There were a couple of interesting and controversial things afoot this week in the condensed matter world.
- There was a new preprint from the group of Prof. Hemley at the University of Illinois Chicago featuring electronic transport measurements in samples of the putative room temperature superconductor made from Lu-N-H, samples synthesized by the group of Ranga Dias. This was mentioned as a potential confirmation of the room temperature superconductivity result by the New York Times. Plotting the full raw data that goes with the new preprint, however, certainly gives many people (including me) pause. The raw resistance vs temperature sweep traces have unphysically narrow (in temperature) drops to and rises from zero, as shown. Obviously I don't know with complete certainty, but this looks exactly like what would be seen if one of the contacts was bad. Time will tell, but the raw data surely look like a flaky contact rather than some weird re-entrant and thermally hysteretic superconductivity.

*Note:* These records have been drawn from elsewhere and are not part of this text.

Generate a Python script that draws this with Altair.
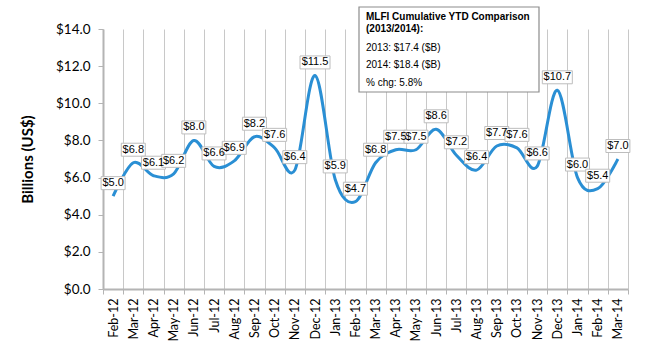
import altair as alt
import pandas as pd

months = ["Feb-12", "Mar-12", "Apr-12", "May-12", "Jun-12", "Jul-12", "Aug-12",
          "Sep-12", "Oct-12", "Nov-12", "Dec-12", "Jan-13", "Feb-13", "Mar-13",
          "Apr-13", "May-13", "Jun-13", "Jul-13", "Aug-13", "Sep-13", "Oct-13",
          "Nov-13", "Dec-13", "Jan-14", "Feb-14", "Mar-14"]
values = [5.0, 6.8, 6.1, 6.2, 8.0, 6.6, 6.9, 8.2, 7.6, 6.4, 11.5, 5.9, 4.7, 6.8,
          7.5, 7.5, 8.6, 7.2, 6.4, 7.7, 7.6, 6.6, 10.7, 6.0, 5.4, 7.0]
y_ticks = [0, 2, 4, 6, 8, 10, 12, 14]
info_lines = ["MLFI Cumulative YTD Comparison", "(2013/2014):",
              "2013: $17.4 ($B)", "2014: $18.4  ($B)", "% chg: 5.8%"]
info_bold = [True, True, False, False, False]
info_y = [-12, 0, 19, 36, 54]

df = pd.DataFrame({"month": months, "value": values})
df["label"] = ["$%.1f" % v for v in values]
df["nchar"] = df["label"].str.len()

W, H = 525, 260
LINE = "#2a8fd4"

x = alt.X("month:N", sort=months, title=None,
          scale=alt.Scale(type="band", paddingInner=0, paddingOuter=0),
          axis=alt.Axis(tickBand="extent", labelAngle=-90, grid=True,
                        gridColor="#c8c8c8", gridWidth=1,
                        domainColor="#b4b4b4", domainWidth=2,
                        tickColor="#b4b4b4", tickSize=5, tickWidth=1,
                        labelFont="Lato", labelFontSize=12.5, labelColor="black",
                        labelPadding=4))
y = alt.Y("value:Q", title="Billions (US$)",
          scale=alt.Scale(domain=[0, 14], nice=False),
          axis=alt.Axis(values=y_ticks, format="$.1f", grid=False,
                        domainColor="#b4b4b4", domainWidth=2,
                        tickColor="#b4b4b4", tickSize=5,
                        labelFont="Lato", labelFontSize=13.5, labelColor="black",
                        labelPadding=8,
                        titleFont="Lato", titleFontSize=15, titleFontWeight="bold",
                        titleColor="black", titleX=-76, titleY=H / 2,
                        titleAlign="center", titleBaseline="middle", titleAngle=-90))

base = alt.Chart(df)

line = base.mark_line(color=LINE, strokeWidth=3, interpolate="cardinal").encode(x=x, y=y)

box_small = base.transform_filter("datum.nchar <= 4").mark_rect(
    width=24, height=13, yOffset=-13, fill="white", stroke="#bdbdbd", strokeWidth=1
).encode(x=x, y=y)
box_big = base.transform_filter("datum.nchar > 4").mark_rect(
    width=30, height=13, yOffset=-13, fill="white", stroke="#bdbdbd", strokeWidth=1
).encode(x=x, y=y)
labels = base.mark_text(font="Liberation Sans", fontSize=11, color="black",
                        yOffset=-13, baseline="middle", align="center").encode(
    x=x, y=y, text="label:N")

one = pd.DataFrame({"k": [0]})
info_box = alt.Chart(one).mark_rect(fill="white", stroke="#8c8c8c", strokeWidth=1.2).encode(
    x=alt.value(256), x2=alt.value(436), y=alt.value(-22), y2=alt.value(63))

info_texts = []
for txt, bold, py in zip(info_lines, info_bold, info_y):
    info_texts.append(
        alt.Chart(one).mark_text(
            text=txt, font="Liberation Sans", fontSize=10,
            fontWeight="bold" if bold else "normal", color="black",
            align="left", baseline="middle").encode(
            x=alt.value(263), y=alt.value(py)))

chart = alt.layer(line, box_small, box_big, labels, info_box, *info_texts).properties(
    width=W, height=H,
    autosize=alt.AutoSizeParams(type="none"),
    padding={"left": 103, "top": 29, "right": 22, "bottom": 61},
).configure_view(stroke=None).configure_axis(labelOverlap=False)

chart.save("out.html", embed_options={"renderer": "svg", "actions": False})
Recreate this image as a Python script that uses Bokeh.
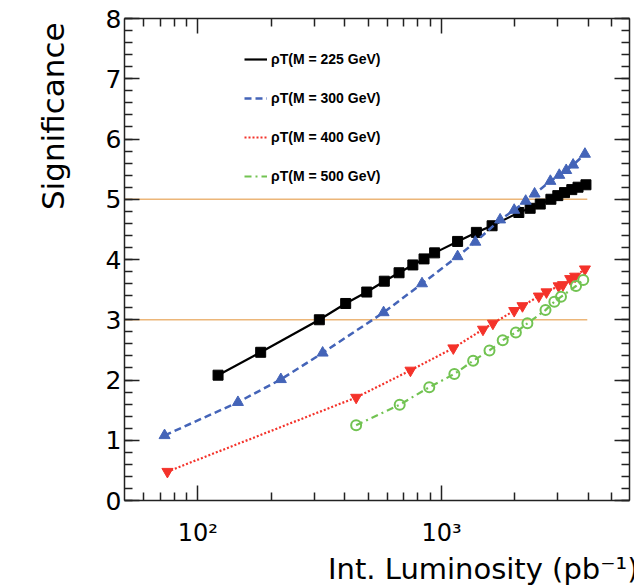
from bokeh.plotting import figure
from bokeh.models import (LogAxis, LinearAxis, FixedTicker, SingleIntervalTicker,
                          Legend, LegendItem, ColumnDataSource, Title)
from bokeh.embed import file_html
from bokeh.resources import INLINE

# ---------------- data ----------------
lumi_225 = [121, 181, 315, 404, 493, 582, 669, 762, 847, 936, 1163, 1389, 1611,
            2074, 2308, 2539, 2808, 2997, 3193, 3421, 3628, 3910]
sig_225 = [2.08, 2.46, 3.00, 3.27, 3.46, 3.64, 3.78, 3.91, 4.01, 4.11, 4.30, 4.45, 4.56,
           4.78, 4.85, 4.92, 5.00, 5.06, 5.11, 5.16, 5.20, 5.24]

lumi_300 = [73, 146, 219, 325, 578, 831, 1163, 1375, 1738, 1985, 2213, 2407, 2794,
            3040, 3245, 3463, 3873]
sig_300 = [1.08, 1.63, 2.01, 2.45, 3.12, 3.60, 4.05, 4.29, 4.66, 4.82, 4.97, 5.09, 5.30,
           5.40, 5.48, 5.57, 5.75]

lumi_400 = [75, 446, 745, 1117, 1478, 1623, 1985, 2146, 2505, 2693, 3020, 3147, 3368,
            3528, 3873]
sig_400 = [0.48, 1.71, 2.16, 2.53, 2.84, 2.94, 3.15, 3.23, 3.39, 3.46, 3.56, 3.58, 3.68,
           3.72, 3.84]

lumi_500 = [446, 673, 890, 1128, 1347, 1572, 1781, 2017, 2249, 2668, 2901, 3089, 3560, 3812]
sig_500 = [1.25, 1.59, 1.88, 2.10, 2.32, 2.49, 2.66, 2.79, 2.94, 3.16, 3.30, 3.38, 3.56, 3.66]

series_labels = ["ρT(M = 225 GeV)", "ρT(M = 300 GeV)", "ρT(M = 400 GeV)", "ρT(M = 500 GeV)"]

threshold_levels = [3, 5]
threshold_start = [50, 50]
threshold_end = [3960, 3960]

x_major_ticks = [100, 1000]
x_major_labels = {100: "10²", 1000: "10³"}
x_minor_ticks = [60, 70, 80, 90, 200, 300, 400, 500, 600, 700, 800, 900,
                 2000, 3000, 4000, 5000]

x_title = "Int. Luminosity (pb⁻¹)"
y_title = "Significance"

# ---------------- figure ----------------
FONT = "Liberation Sans"
AXFONT = "DejaVu Sans"

p = figure(width=634, height=585, x_axis_type="log", x_range=(50, 5900), y_range=(0, 8),
           output_backend="svg", toolbar_location=None,
           min_border_left=120, min_border_right=5, min_border_top=18, min_border_bottom=80)
p.grid.visible = False
p.outline_line_color = None
p.background_fill_color = "white"
p.border_fill_color = "white"

AX_COLOR = "#222222"


def style_axis(ax, show_labels=True):
    ax.axis_line_color = AX_COLOR
    ax.axis_line_width = 1.5
    ax.major_tick_line_color = AX_COLOR
    ax.minor_tick_line_color = AX_COLOR
    ax.major_tick_line_width = 1.5
    ax.minor_tick_line_width = 1.5
    ax.major_tick_in = 15
    ax.major_tick_out = 0
    ax.minor_tick_in = 8
    ax.minor_tick_out = 0
    ax.major_label_text_font = AXFONT
    ax.major_label_text_color = "black"
    if not show_labels:
        ax.major_label_text_font_size = "1px"
        ax.major_label_text_alpha = 0
        ax.major_label_standoff = 0


# bottom x axis
xa = p.xaxis[0]
xa.ticker = FixedTicker(ticks=x_major_ticks, minor_ticks=x_minor_ticks)
xa.major_label_overrides = x_major_labels
style_axis(xa)
xa.major_label_text_font_size = "24px"
xa.major_label_standoff = 18

# left y axis
ya = p.yaxis[0]
ya.ticker = SingleIntervalTicker(interval=1, num_minor_ticks=5)
style_axis(ya)
ya.major_label_text_font_size = "25px"
ya.major_label_standoff = 3

# mirror axes (top / right)
top_ax = LogAxis(ticker=FixedTicker(ticks=x_major_ticks, minor_ticks=x_minor_ticks))
style_axis(top_ax, show_labels=False)
p.add_layout(top_ax, "above")

right_ax = LinearAxis(ticker=SingleIntervalTicker(interval=1, num_minor_ticks=5))
style_axis(right_ax, show_labels=False)
p.add_layout(right_ax, "right")

# axis titles, right / top aligned like the original
p.add_layout(Title(text=x_title, align="right", offset=-9, standoff=0,
                   text_font=AXFONT, text_font_size="29px", text_font_style="normal",
                   text_color="black"), "below")
p.add_layout(Title(text=y_title, align="right", offset=4, standoff=64,
                   text_font=AXFONT, text_font_size="31px", text_font_style="normal",
                   text_color="black"), "left")

# threshold lines
thr_src = ColumnDataSource(dict(x0=threshold_start, x1=threshold_end,
                                y=threshold_levels))
p.segment(x0="x0", y0="y", x1="x1", y1="y", source=thr_src,
          line_color="#ecb679", line_width=1.6)

# series
c_black = "#000000"
c_blue = "#4464b8"
c_red = "#f4322a"
c_green = "#72c352"

l1 = p.line(lumi_225, sig_225, line_color=c_black, line_width=2.2)
p.scatter(lumi_225, sig_225, marker="square", size=10, fill_color=c_black, line_color=c_black)

l2 = p.line(lumi_300, sig_300, line_color=c_blue, line_width=2.5, line_dash="7 4")
p.scatter(lumi_300, sig_300, marker="triangle", size=11, fill_color=c_blue, line_color=c_blue)

l3 = p.line(lumi_400, sig_400, line_color=c_red, line_width=2.2, line_dash="2 2")
p.scatter(lumi_400, sig_400, marker="inverted_triangle", size=11, fill_color=c_red, line_color=c_red)

l4 = p.line(lumi_500, sig_500, line_color=c_green, line_width=2.2, line_dash="7 4 2 4")
p.scatter(lumi_500, sig_500, marker="circle", size=10, fill_color=None,
          line_color=c_green, line_width=2)

legend = Legend(items=[LegendItem(label=series_labels[0], renderers=[l1]),
                       LegendItem(label=series_labels[1], renderers=[l2]),
                       LegendItem(label=series_labels[2], renderers=[l3]),
                       LegendItem(label=series_labels[3], renderers=[l4])],
                location=(120, 316), padding=0, margin=0, spacing=23,
                glyph_width=23, glyph_height=14, label_height=14, label_standoff=4,
                background_fill_alpha=0, border_line_color=None,
                label_text_font=FONT, label_text_font_style="bold",
                label_text_font_size="14px", label_text_color="black")
p.add_layout(legend, "center")

open("out.html", "w").write(file_html(p, INLINE))
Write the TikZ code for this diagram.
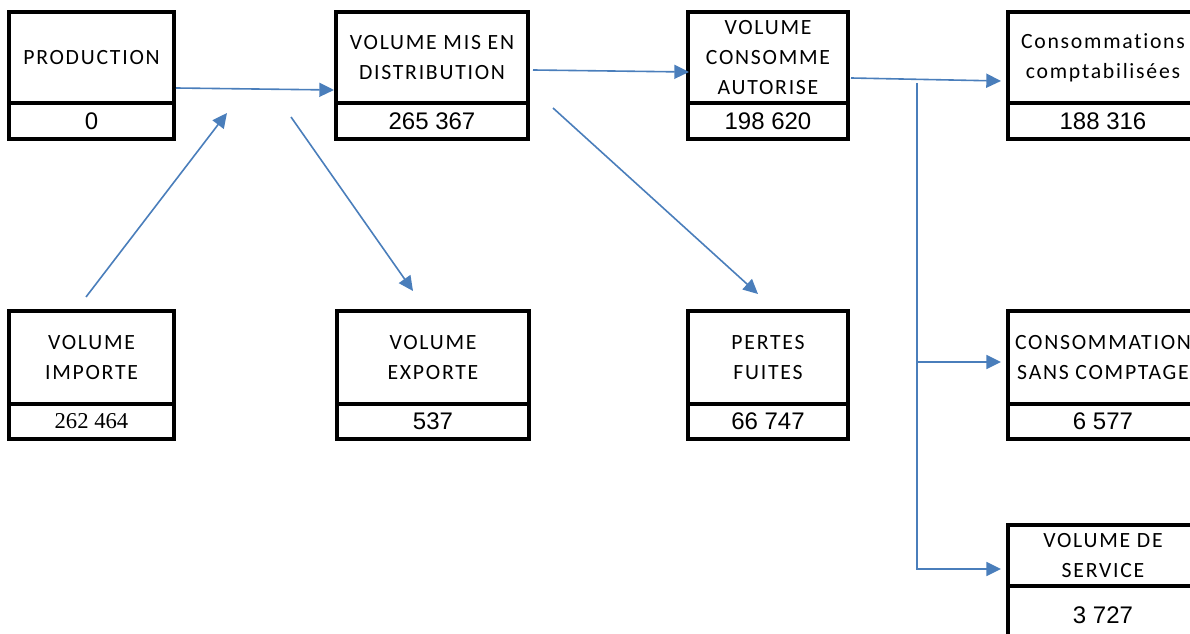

- Meanwhile, Physical Review did something quite unusual, as they explain in this editorial that ran in Phys Rev B. They allowed the Microsoft Quantum group to publish their latest report about looking for Majorana fermions in superconductor/semiconductor hybrid structures, without giving readers all of the necessary parameters and information necessary for reproducing the work. The rationale is that the community is better served by getting this result into the peer-reviewed literature now even if all of the details aren't going to be made available publicly until the end of 2024. I don't get why the researchers didn't just wait to publish, if they are so worried about those details being available. There has been enough controversy about data availability in the Majorana arena that I don't understand why anyone would invite more discussion about transparency on this. Meanwhile, another group reports related phenomenology, though they argue that due to disorder they are not seeing Majoranas in their devices. A review about the experimental hunt for Majoranas in condensed matter systems also came out this week in Science.